Die ersten beiden Neuzugänge haben die Tübinger mit Elias Valtonen und Daniel Keppeler schon bekannt gegeben. Wie sieht es weiterhin bei den Personalplanungen der Tigers aus?

Wir führen natürlich Gespräche mit potenziellen Spielern für die neue Runde. Diesbezüglich stehe ich mit dem neuen Cheftrainer Danny Jansson und Sportbeirat Manuel Pasios in engem Kontakt. Wir müssen jedoch erst schauen, welche finanziellen Möglichkeiten uns in der Zukunft zur Verfügung stehen. Wir können erst Geld ausgeben, wenn wir dies auch haben. Von dieser Schiene, die wir auch in den letzten Jahren erfolgreich verfolgt haben, werden wir nicht abweichen. Insgesamt werden die Preise für die Spieler in den nächsten Wochen und Monaten weiter fallen. Wir sind noch nicht in Zugzwang, da der Saisonbeginn höchstwahrscheinlich verschoben wird und es insgesamt sehr viele Spieler auf dem Markt geben wird.

Wie lauten die Ideen zum Kader der neuen Saison?

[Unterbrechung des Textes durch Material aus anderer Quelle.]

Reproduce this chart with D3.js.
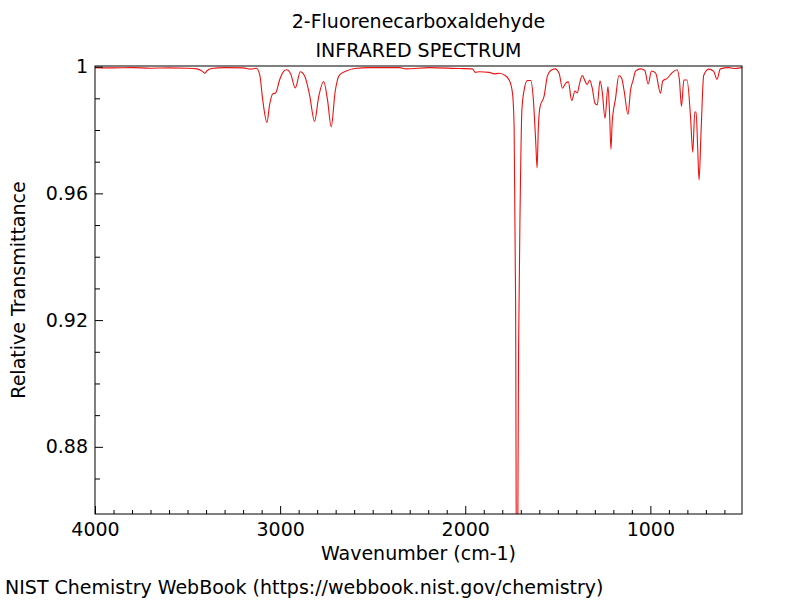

Der Kader für das neue Team soll aus vier Bauteilen bestehen. Ein Stamm, um die unter Vertrag stehenden Spieler Enosch Wolf, Roland Nyama und Besnik Bekteshi, junge, deutsche Perspektivspieler, die sich in Tübingen für die BBL empfehlen können, ausländische Spieler sowie eigene Talente, die wir an das ProA-Team heranführen wollen. Das Ziel ist es, einen Kader von zehn Spielern, plus Nachwuchsspielern an den Start zu bringen. Die Rate von Vollprofis könnte jedoch geringer werden, da wir auch Spieler mit Studium oder Ausbildung in Tübingen, eventuell einbauen werden.